I am using jsdom in order to parse results from google shopping. The following code takes a google shopping link, parses it, and extracts the table that contains all of the results:
const jsdom = require('jsdom').JSDOM;
function parseSite() {
const url = "https://www.google.com/shopping/product/8352592323560827089/online";
let trimmedTable = "";
jsdom.fromURL(url).then(function (dom) {
let innerHtml = dom.window.document.querySelector('html').innerHTML;
let tableStartIndex = innerHtml.search("<tbody><tr ");
let nonTrimmedTable = innerHtml.substr(tableStartIndex + 7, innerHtml.length);
let tableEndIndex = nonTrimmedTable.search("</tbody></table>");
trimmedTable = nonTrimmedTable.substr(0, tableEndIndex);
});
}
parseSite();
I realize that promises are asynchronous and it seems like I am trying to use it in a synchronous manner, but jsdom was the only thing I could find that loads the entire webpage as if it were a web browser. I do not want to use selenium because performance would take a hit.
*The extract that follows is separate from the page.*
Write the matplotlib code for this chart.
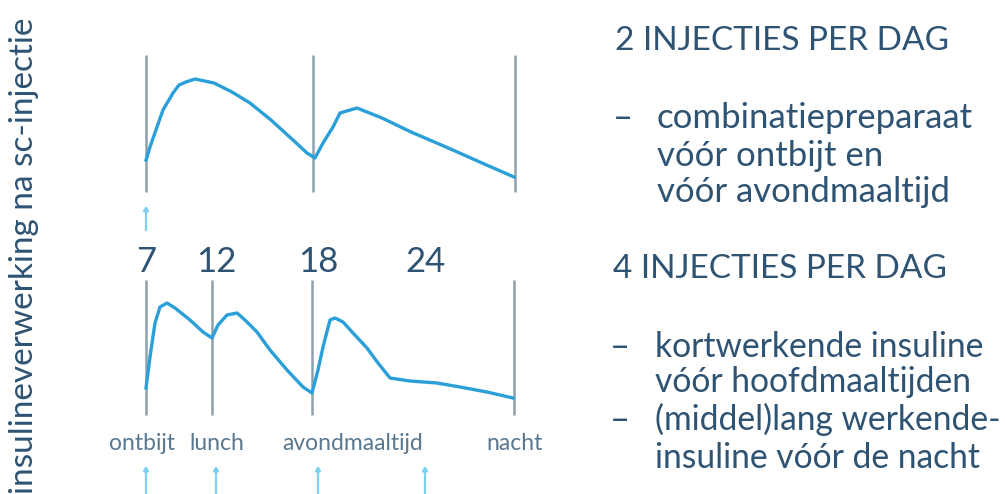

The code itself works exactly how I want it to, I just need to get the result of trimmedTable
outside of the promise.
My question: Is there something better out there than jsdom for loading and extracting data from web pages as if they were being loaded in the browser? (something that can accomplish what I am trying to do in the provided code) If not, how can I write my code so that I can get the result of trimmedTable
assigned to a variable outside of the promise?